_Written instruction_: Using the material below, print a verbatim copy of every line from the one containing "Convert this chart to matplotlib code." through the one containing "from matplotlib.ticker import MultipleLocator", inclusive, and omit the pictures.

_Available data_:
⁂

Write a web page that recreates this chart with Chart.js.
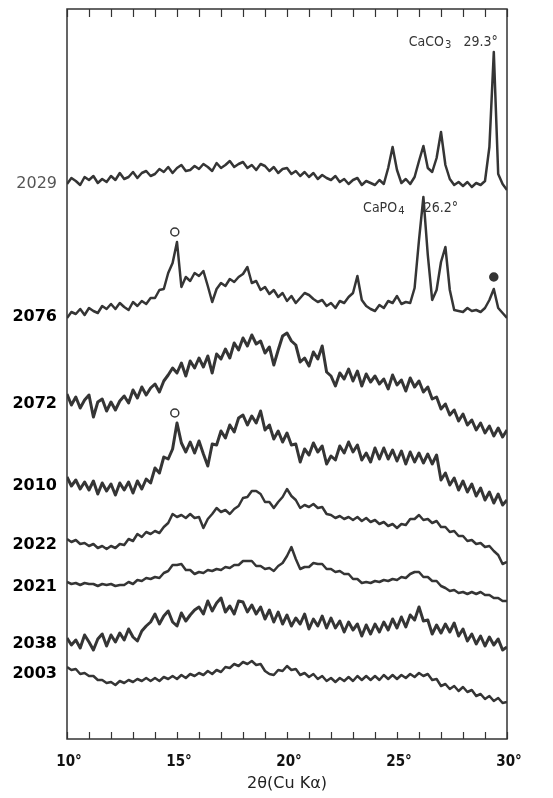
<!DOCTYPE html>
<html>
<head>
<meta charset="utf-8">
<script src="https://cdn.jsdelivr.net/npm/chart.js@4.4.0/dist/chart.umd.min.js"></script>
<style>
  html, body { margin: 0; padding: 0; background: #fff; }
  canvas { display: block; }
</style>
</head>
<body>
<canvas id="xrdChart" width="553" height="798"></canvas>
<script>
// --- DATA ---

// 2θ sampling grid, 10° .. 30° every 0.2°
const twoTheta = [];
for (let i = 0; i <= 100; i++) twoTheta.push(Math.round((10 + i * 0.2) * 10) / 10);

const axisTicks = [10, 15, 20, 25, 30];

// sample names, top to bottom
const samples = ['2029', '2076', '2072', '2010', '2022', '2021', '2038', '2003'];

// stacked intensities (arb. units)
const s2029 = [
  555,561,558,554,562,559,563,556,560,557,
  563,559,566,560,562,567,561,566,568,563,
  565,570,567,572,566,571,574,568,569,573,
  570,575,572,568,576,571,574,578,572,575,
  577,571,574,569,575,573,568,572,566,570,
  571,565,568,563,567,562,566,560,564,561,
  559,563,557,560,555,559,561,554,558,556,
  554,559,555,571,592,569,556,560,555,562,
  578,593,571,567,581,607,574,560,554,557,
  553,557,552,556,554,558,592,687,565,555,
  549
];
const s2076 = [
  421,427,425,430,424,431,428,426,433,430,
  435,430,436,432,429,437,433,438,435,441,
  441,449,450,466,476,497,452,462,458,466,
  463,468,453,437,450,456,453,460,457,462,
  465,472,456,458,449,452,445,449,442,446,
  438,443,436,441,446,444,440,437,439,433,
  436,431,438,436,442,446,463,439,433,430,
  428,434,431,438,436,443,435,437,436,451,
  499,542,484,439,449,477,492,449,429,428,
  427,431,428,429,427,431,439,450,431,426,
  421
];
const s2072 = [
  345,334,342,331,339,344,322,337,340,328,
  337,329,338,343,336,349,341,352,344,351,
  355,347,358,364,371,366,376,363,378,371,
  381,372,383,366,385,380,390,381,396,389,
  401,393,404,395,398,386,392,374,389,403,
  406,398,394,377,381,373,387,380,393,367,
  363,353,366,360,370,358,368,353,365,357,
  363,355,360,350,364,354,359,348,361,352,
  358,347,352,340,342,330,335,324,329,318,
  325,314,319,309,316,306,313,303,311,302,
  309
];
const s2010 = [
  262,253,259,250,257,249,258,245,256,248,
  255,244,256,249,257,246,258,250,260,256,
  271,266,282,280,290,316,296,287,297,286,
  298,285,273,295,294,308,301,314,307,321,
  324,314,323,316,328,309,314,300,308,297,
  306,294,295,277,290,284,296,287,293,275,
  283,279,293,286,297,287,294,279,286,277,
  291,280,291,280,289,278,288,275,287,277,
  286,276,285,275,284,259,266,254,261,249,
  258,247,255,243,251,239,247,236,245,234,
  239
];
const s2022 = [
  200,197,199,195,196,193,195,191,193,190,
  193,191,195,194,200,198,205,202,207,205,
  208,206,212,216,225,222,224,221,225,221,
  222,211,220,225,231,227,229,225,230,233,
  241,242,248,248,245,237,237,231,237,242,
  250,243,239,231,234,232,235,231,232,225,
  224,221,223,220,222,219,222,218,221,217,
  219,215,217,213,215,211,215,214,220,220,
  224,219,220,216,218,212,212,207,208,203,
  203,198,199,195,196,192,193,188,184,175,
  177
];
const s2021 = [
  157,155,156,154,156,155,155,153,155,154,
  155,153,154,154,157,155,159,158,161,160,
  162,161,166,168,174,174,175,169,169,165,
  167,166,169,168,170,169,172,171,174,174,
  178,178,178,173,173,170,171,168,173,176,
  183,192,180,170,172,172,176,175,175,170,
  170,167,168,165,165,160,160,156,157,156,
  158,157,159,158,160,159,162,161,165,167,
  167,162,162,158,158,153,151,148,149,146,
  147,145,147,145,147,144,144,141,141,138,
  138
];
const s2038 = [
  101,94,99,91,104,97,89,100,105,93,
  104,97,106,99,110,102,98,108,113,117,
  125,115,123,128,117,113,126,118,124,129,
  132,125,138,128,136,141,127,133,125,138,
  137,127,134,125,132,120,129,117,127,115,
  124,113,121,115,125,110,120,113,123,111,
  121,111,118,107,117,109,115,103,114,105,
  115,107,117,109,120,111,122,112,124,119,
  132,118,119,105,114,106,115,107,116,103,
  110,98,105,95,103,93,102,94,100,89,
  92
];
const s2003 = [
  72,69,70,65,66,63,63,59,59,56,
  57,54,58,56,59,57,60,58,61,58,
  61,58,62,60,63,60,64,61,65,63,
  66,64,68,65,69,67,72,71,75,73,
  77,75,78,74,75,68,65,64,69,68,
  73,69,70,64,66,62,65,60,63,58,
  61,57,61,58,62,58,63,59,63,59,
  63,59,64,60,64,60,64,61,65,62,
  66,63,65,59,60,53,55,50,53,48,
  52,47,49,43,45,40,43,38,41,36,
  37
];
const series = [s2029, s2076, s2072, s2010, s2022, s2021, s2038, s2003];

// peak markers: ○ = open, ● = filled
const markTheta = [14.9, 29.4, 14.9];
const markLevel = [507, 462, 326];
const markFilled = [false, true, false];

// peak notes
const noteText = ['CaCO|3', '29.3°', 'CaPO|4', '26.2°'];
const noteTheta = [26.5, 28.8, 24.4, 27.0];
const noteLevel = [697, 697, 531, 531];

// --- CHART ---

const INK = '#353535';
const lineWidths = [2.5, 2.5, 3, 3, 2.5, 2.5, 3, 2.5];

const datasets = series.map((vals, k) => ({
    label: samples[k],
    data: vals.map((y, i) => ({ x: twoTheta[i], y: y })),
    borderColor: INK,
    borderWidth: lineWidths[k],
    borderJoinStyle: 'round',
    pointRadius: 0,
    tension: 0,
    fill: false
}));

datasets.push({
    label: 'markers',
    data: markTheta.map((x, i) => ({ x: x, y: markLevel[i] })),
    showLine: false,
    pointRadius: 4,
    pointBorderWidth: 1.5,
    pointBorderColor: INK,
    pointBackgroundColor: markFilled.map(f => f ? INK : '#fff')
});

// frame, inward ticks, tick labels, axis title, sample names, peak notes
const decorations = {
    id: 'decorations',
    afterDraw(chart) {
        const { ctx, chartArea: a, scales: { x, y } } = chart;
        ctx.save();
        ctx.strokeStyle = '#333';
        ctx.lineWidth = 1.5;
        ctx.strokeRect(a.left, a.top, a.right - a.left, a.bottom - a.top);

        ctx.lineWidth = 1.2;
        for (let t = 10; t <= 30; t++) {
            const px = Math.round(x.getPixelForValue(t)) + 0.5;
            ctx.beginPath();
            ctx.moveTo(px, a.bottom); ctx.lineTo(px, a.bottom - 7);
            ctx.moveTo(px, a.top); ctx.lineTo(px, a.top + 8);
            ctx.stroke();
        }

        ctx.fillStyle = '#111';
        ctx.textAlign = 'center';
        ctx.textBaseline = 'middle';
        ctx.font = 'bold 15px "DejaVu Sans Condensed", "DejaVu Sans", sans-serif';
        axisTicks.forEach(t => ctx.fillText(t + '°', x.getPixelForValue(t) + 2, a.bottom + 23));

        ctx.fillStyle = '#222';
        ctx.font = '16px "DejaVu Sans", sans-serif';
        ctx.fillText('2θ(Cu Kα)', (a.left + a.right) / 2, a.bottom + 45);

        // sample names next to each trace start
        ctx.textAlign = 'right';
        series.forEach((vals, k) => {
            const lvl = vals.slice(0, 5).reduce((s, v) => s + v, 0) / 5;
            const py = y.getPixelForValue(lvl) + 3;
            if (k === 0) {
                ctx.fillStyle = '#555';
                ctx.font = '16px "DejaVu Sans", sans-serif';
            } else {
                ctx.fillStyle = '#000';
                ctx.font = 'bold 16px "DejaVu Sans", sans-serif';
            }
            ctx.fillText(samples[k], a.left - 10, py);
        });

        // peak notes, "|" marks a subscript
        ctx.fillStyle = INK;
        noteText.forEach((txt, i) => {
            const [main, sub] = txt.split('|');
            const cx = x.getPixelForValue(noteTheta[i]);
            const cy = y.getPixelForValue(noteLevel[i]);
            ctx.font = '14px "DejaVu Sans Condensed", "DejaVu Sans", sans-serif';
            const w1 = ctx.measureText(main).width;
            let w2 = 0;
            if (sub) { ctx.font = '10px "DejaVu Sans", sans-serif'; w2 = ctx.measureText(sub).width + 1; }
            const left = cx - (w1 + w2) / 2;
            ctx.textAlign = 'left';
            ctx.font = '14px "DejaVu Sans Condensed", "DejaVu Sans", sans-serif';
            ctx.fillText(main, left, cy);
            if (sub) {
                ctx.font = '10px "DejaVu Sans", sans-serif';
                ctx.fillText(sub, left + w1 + 1, cy + 3);
            }
        });
        ctx.restore();
    }
};

new Chart(document.getElementById('xrdChart'), {
    type: 'line',
    data: { datasets: datasets },
    options: {
        responsive: false,
        animation: false,
        layout: { padding: { left: 67, right: 46, top: 9, bottom: 59 } },
        plugins: { legend: { display: false }, tooltip: { enabled: false } },
        scales: {
            x: { type: 'linear', min: 10, max: 30, display: false },
            y: { type: 'linear', min: 0, max: 730, display: false }
        }
    },
    plugins: [decorations]
});
</script>
</body>
</html>
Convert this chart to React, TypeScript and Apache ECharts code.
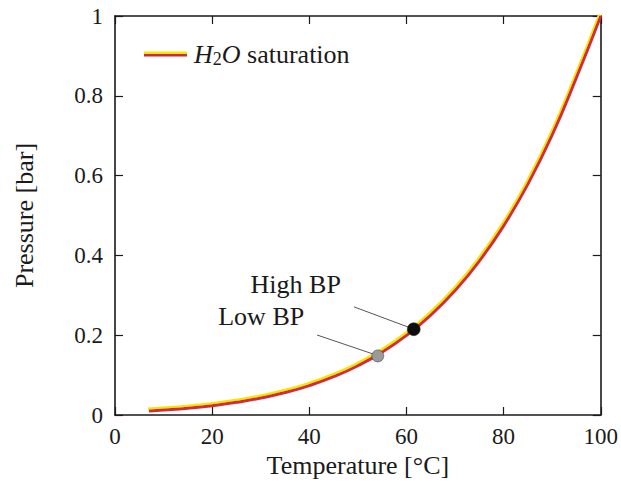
import React, { useEffect, useRef } from "react";
import * as echarts from "echarts";

const temperatures = [7, 10, 15, 20, 25, 30, 35, 40, 45, 50, 55, 60, 65, 70, 75, 80, 85, 90, 95, 100];
const pressures = [0.01, 0.0123, 0.017, 0.0234, 0.0317, 0.0425, 0.0563, 0.0738, 0.0959, 0.1235, 0.1576, 0.1995, 0.2504, 0.312, 0.3859, 0.4741, 0.5787, 0.7018, 0.8461, 1.0];

const pointNames = ["High BP", "Low BP"];
const pointT = [61.5, 54.1];
const pointP = [0.215, 0.148];
const pointColors = ["#0d0d0d", "#9a9a9a"];
const pointSizes = [13, 12];
const labelT = [37.2, 30.1];
const labelP = [0.328, 0.248];
const leaderStart = [[49.2, 0.271], [41.6, 0.2005]];
const leaderEnd = [[60.3, 0.2206], [53.1, 0.153]];

const FONT = "Liberation Serif";
const TEXT = "#1a1a1a";

export default function App() {
  const ref = useRef<HTMLDivElement>(null);
  useEffect(() => {
    if (!ref.current) return;
    const chart = echarts.init(ref.current, undefined, { renderer: "svg" });
    const axisLine = { show: true, onZero: false, lineStyle: { color: "#1a1a1a", width: 1.6 } };
    const axisTick = { show: true, inside: true, length: 8, lineStyle: { color: "#1a1a1a", width: 1.2 } };
    const curve = temperatures.map((t, i) => [t, pressures[i]]);
    chart.setOption({
      animation: false,
      backgroundColor: "#ffffff",
      grid: { left: 115, right: 20, top: 16, bottom: 74 },
      legend: {
        left: 139,
        top: 36,
        itemWidth: 43,
        itemHeight: 5,
        itemGap: 10,
        icon: "rect",
        data: [{
          name: "H2O saturation",
          itemStyle: {
            color: {
              type: "linear", x: 0, y: 0, x2: 0, y2: 1,
              colorStops: [
                { offset: 0, color: "#f5e600" },
                { offset: 0.4, color: "#f5e600" },
                { offset: 0.4, color: "#d42a3c" },
                { offset: 1, color: "#c2284a" },
              ],
            },
          },
        }],
        formatter: () => "{i|H}{s|2}{i|O} saturation",
        textStyle: {
          fontFamily: FONT,
          fontSize: 26,
          color: TEXT,
          padding: [0, 0, 0, 2],
          rich: {
            i: { fontFamily: FONT, fontStyle: "italic", fontSize: 26, color: TEXT },
            s: { fontFamily: FONT, fontSize: 18, color: TEXT, padding: [10, 0, 0, 0] },
          },
        },
      },
      xAxis: [
        {
          type: "value", min: 0, max: 100, interval: 20, position: "bottom",
          axisLine, axisTick, splitLine: { show: false },
          axisLabel: { fontFamily: FONT, fontSize: 23, color: TEXT, margin: 10 },
          name: "Temperature [°C]", nameLocation: "middle", nameGap: 36,
          nameTextStyle: { fontFamily: FONT, fontSize: 26, color: TEXT },
        },
        {
          type: "value", min: 0, max: 100, interval: 20, position: "top",
          axisLine, axisTick, splitLine: { show: false }, axisLabel: { show: false },
        },
      ],
      yAxis: [
        {
          type: "value", min: 0, max: 1, interval: 0.2, position: "left",
          axisLine, axisTick, splitLine: { show: false },
          axisLabel: { fontFamily: FONT, fontSize: 23, color: TEXT, margin: 12, formatter: (v: number) => (v === 0 ? "0" : v === 1 ? "1" : String(+v.toFixed(1))) },
          name: "Pressure [bar]", nameLocation: "middle", nameGap: 78,
          nameTextStyle: { fontFamily: FONT, fontSize: 26, color: TEXT },
        },
        {
          type: "value", min: 0, max: 1, interval: 0.2, position: "right",
          axisLine, axisTick, splitLine: { show: false }, axisLabel: { show: false },
        },
      ],
      series: [
        {
          name: "H2O saturation",
          type: "line",
          smooth: true,
          showSymbol: false,
          symbol: "none",
          data: curve,
          color: "#d42a3c",
          lineStyle: {
            color: "#d42a3c", width: 3,
            shadowColor: "#f5e600", shadowBlur: 0, shadowOffsetX: -1, shadowOffsetY: -2,
          },
          z: 3,
        },
        {
          name: "annotations",
          type: "scatter",
          symbol: "circle",
          symbolSize: 1,
          itemStyle: { color: "#ffffff", opacity: 1, borderWidth: 0 },
          silent: true,
          data: pointNames.map((n, i) => ({ name: n, value: [labelT[i], labelP[i]] })),
          label: {
            show: true, position: "inside", formatter: (p: any) => p.name,
            fontFamily: FONT, fontSize: 26, color: TEXT, opacity: 1,
            textBorderWidth: 0,
          },
          markLine: {
            silent: true,
            symbol: "none",
            label: { show: false },
            lineStyle: { color: "#555", width: 1, type: "solid", opacity: 1 },
            data: leaderStart.map((s, i) => [{ coord: s }, { coord: leaderEnd[i] }]),
          },
          z: 4,
        },
        {
          name: "points",
          type: "scatter",
          data: pointNames.map((n, i) => ({
            name: n,
            value: [pointT[i], pointP[i]],
            symbolSize: pointSizes[i],
            itemStyle: { color: pointColors[i], borderColor: "#333", borderWidth: 0.5, opacity: 1 },
          })),
          z: 5,
        },
      ],
    });
    return () => chart.dispose();
  }, []);
  return <div ref={ref} style={{ position: "absolute", left: 0, top: 0, width: 621, height: 489 }} />;
}
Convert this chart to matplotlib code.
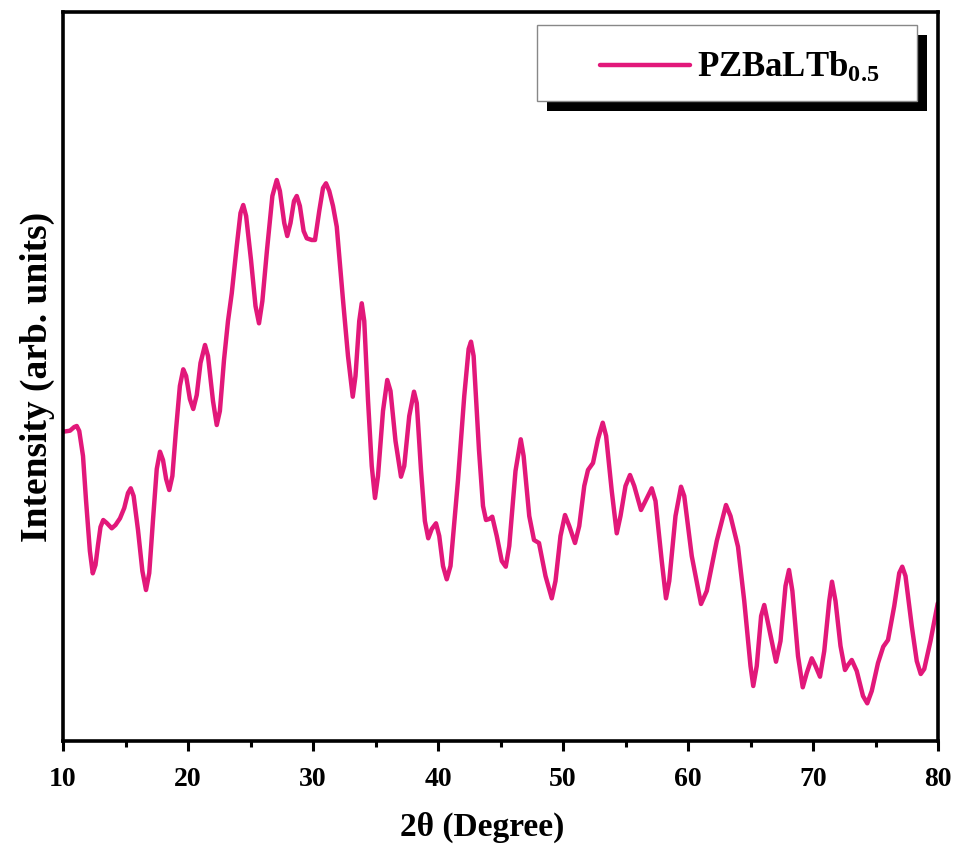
import matplotlib
matplotlib.use("Agg")
import matplotlib.pyplot as plt
from matplotlib.patches import Rectangle
from matplotlib.ticker import MultipleLocator

# values (intensity in arbitrary units)
two_theta = [
    10.02, 10.56, 10.90, 11.10, 11.30, 11.60, 11.84, 12.15, 12.38, 12.60,
    12.80, 13.00, 13.22, 13.50, 13.90, 14.20, 14.56, 14.90, 15.20, 15.42,
    15.65, 16.00, 16.35, 16.64, 16.90, 17.20, 17.50, 17.76, 18.00, 18.25,
    18.50, 18.75, 19.04, 19.35, 19.62, 19.85, 20.15, 20.42, 20.70, 21.00,
    21.36, 21.60, 22.00, 22.30, 22.55, 22.88, 23.20, 23.50, 23.90, 24.20,
    24.42, 24.65, 25.04, 25.40, 25.68, 25.95, 26.32, 26.75, 27.10, 27.35,
    27.70, 27.94, 28.20, 28.48, 28.70, 28.95, 29.25, 29.50, 29.90, 30.16,
    30.50, 30.80, 31.04, 31.30, 31.60, 31.90, 32.40, 32.80, 33.18, 33.40,
    33.70, 33.90, 34.10, 34.40, 34.70, 34.96, 35.20, 35.60, 35.94, 36.20,
    36.60, 37.04, 37.30, 37.70, 38.08, 38.30, 38.64, 38.95, 39.22, 39.50,
    39.84, 40.10, 40.40, 40.70, 41.00, 41.60, 42.10, 42.45, 42.64, 42.85,
    43.28, 43.60, 43.84, 44.10, 44.34, 44.70, 45.10, 45.42, 45.70, 46.20,
    46.62, 46.85, 47.30, 47.68, 48.08, 48.60, 49.10, 49.40, 49.80, 50.16,
    50.50, 50.96, 51.30, 51.70, 52.00, 52.40, 52.80, 53.18, 53.45, 53.90,
    54.30, 54.60, 55.00, 55.36, 55.70, 56.24, 56.60, 57.10, 57.40, 57.90,
    58.24, 58.50, 59.00, 59.44, 59.70, 60.30, 61.04, 61.50, 62.30, 63.04,
    63.40, 64.00, 64.50, 65.00, 65.22, 65.50, 65.85, 66.10, 66.40, 67.04,
    67.40, 67.80, 68.08, 68.35, 68.80, 69.18, 69.50, 69.90, 70.20, 70.56,
    70.90, 71.30, 71.52, 71.80, 72.20, 72.56, 72.80, 73.10, 73.50, 74.00,
    74.34, 74.70, 75.20, 75.62, 76.00, 76.50, 76.90, 77.14, 77.40, 77.90,
    78.30, 78.62, 78.90, 79.40, 79.98,
]
intensity = [
    309.3, 310.3, 314.0, 315.0, 310.0, 285.0, 241.0, 190.0, 167.7, 176.0,
    196.0, 214.0, 221.0, 218.0, 212.7, 216.0, 222.7, 233.0, 248.0, 252.7,
    245.0, 211.0, 170.0, 151.0, 168.0, 221.0, 272.0, 289.3, 281.0, 262.0,
    251.0, 265.0, 311.0, 355.0, 371.7, 365.0, 342.0, 332.0, 346.0, 378.0,
    396.0, 385.0, 340.0, 316.0, 330.0, 381.0, 420.0, 447.7, 495.0, 528.0,
    536.0, 525.0, 481.0, 435.0, 417.7, 440.0, 491.0, 545.0, 561.0, 550.0,
    518.0, 505.0, 518.0, 540.0, 545.0, 535.0, 510.0, 502.7, 501.0, 501.0,
    530.0, 553.0, 557.7, 550.0, 535.0, 514.3, 441.0, 385.0, 344.3, 365.0,
    420.0, 437.7, 420.0, 341.0, 275.0, 243.0, 265.0, 330.0, 361.0, 350.0,
    300.0, 264.3, 275.0, 325.0, 349.3, 338.0, 271.0, 220.0, 202.7, 212.0,
    217.7, 205.0, 175.0, 161.7, 175.0, 261.0, 345.0, 392.0, 399.3, 385.0,
    291.0, 235.0, 221.0, 222.0, 224.3, 205.0, 180.0, 174.3, 195.0, 270.0,
    301.7, 285.0, 225.0, 201.0, 198.0, 165.0, 142.7, 160.0, 205.0, 226.0,
    215.0, 198.0, 215.0, 255.0, 271.0, 278.0, 302.0, 318.3, 305.0, 250.0,
    207.7, 225.0, 255.0, 266.0, 255.0, 231.0, 240.0, 252.7, 240.0, 180.0,
    142.7, 160.0, 225.0, 254.3, 245.0, 185.0, 137.0, 150.0, 200.0, 236.0,
    225.0, 194.3, 140.0, 75.0, 55.0, 75.0, 125.0, 136.0, 118.0, 79.3,
    100.0, 155.0, 171.0, 150.0, 85.0, 53.7, 68.0, 82.7, 75.0, 64.3,
    90.0, 140.0, 159.3, 140.0, 95.0, 71.0, 76.0, 81.0, 70.0, 45.0,
    37.7, 50.0, 78.0, 94.3, 101.0, 135.0, 168.0, 174.3, 165.0, 115.0,
    80.0, 67.0, 72.0, 100.0, 137.7,
]

label = "PZBaLTb$_{0.5}$"
line_color = "#E2187A"

plt.rcParams["font.family"] = "Liberation Serif"
plt.rcParams["font.weight"] = "bold"
plt.rcParams["mathtext.fontset"] = "custom"
plt.rcParams["mathtext.rm"] = "Liberation Serif:bold"
plt.rcParams["mathtext.it"] = "Liberation Serif:bold"
plt.rcParams["mathtext.bf"] = "Liberation Serif:bold"

fig = plt.figure(figsize=(9.56, 8.5), dpi=100)
ax = fig.add_axes([63 / 956, 1 - 741 / 850, 875 / 956, 729 / 850])

ax.plot(two_theta, intensity, color=line_color, lw=3.2,
        solid_joinstyle="round", solid_capstyle="round", label=label)

ax.set_xlim(10, 80)
ax.set_ylim(0, 729)
ax.xaxis.set_major_locator(MultipleLocator(10))
ax.xaxis.set_minor_locator(MultipleLocator(5))
ax.set_yticks([])
ax.tick_params(axis="x", which="major", direction="out", length=7, width=2.2,
               labelsize=20, pad=12)
ax.tick_params(axis="x", which="minor", direction="out", length=4, width=2.2)
for sp in ax.spines.values():
    sp.set_linewidth(2.6)

ax.set_xlabel("2θ (Degree)", fontsize=24, fontweight="bold", labelpad=14)
ax.xaxis.label.set_x(0.479)
ax.set_ylabel("Intensity (arb. units)", fontsize=27, fontweight="bold", labelpad=6)

# legend box with a solid black drop shadow
W, H = 956, 850
ax.add_patch(Rectangle((547 / W, 1 - 111 / H), 380 / W, 76 / H, transform=fig.transFigure,
                       facecolor="black", edgecolor="none", zorder=4, clip_on=False))
ax.add_patch(Rectangle((537 / W, 1 - 101 / H), 380 / W, 76 / H, transform=fig.transFigure,
                       facecolor="white", edgecolor="#888888", lw=1, zorder=4.5, clip_on=False))
ax.legend(loc="center left", bbox_to_anchor=(600 / W, 1 - 68 / H),
          bbox_transform=fig.transFigure, frameon=False, fontsize=25,
          handlelength=2.6, handletextpad=0.2, borderpad=0, borderaxespad=0)

fig.savefig("out.png", dpi=100)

⁂

_Reply to the exercise_:
Convert this chart to matplotlib code.
import matplotlib
matplotlib.use("Agg")
import matplotlib.pyplot as plt
from matplotlib.patches import Rectangle
from matplotlib.ticker import MultipleLocator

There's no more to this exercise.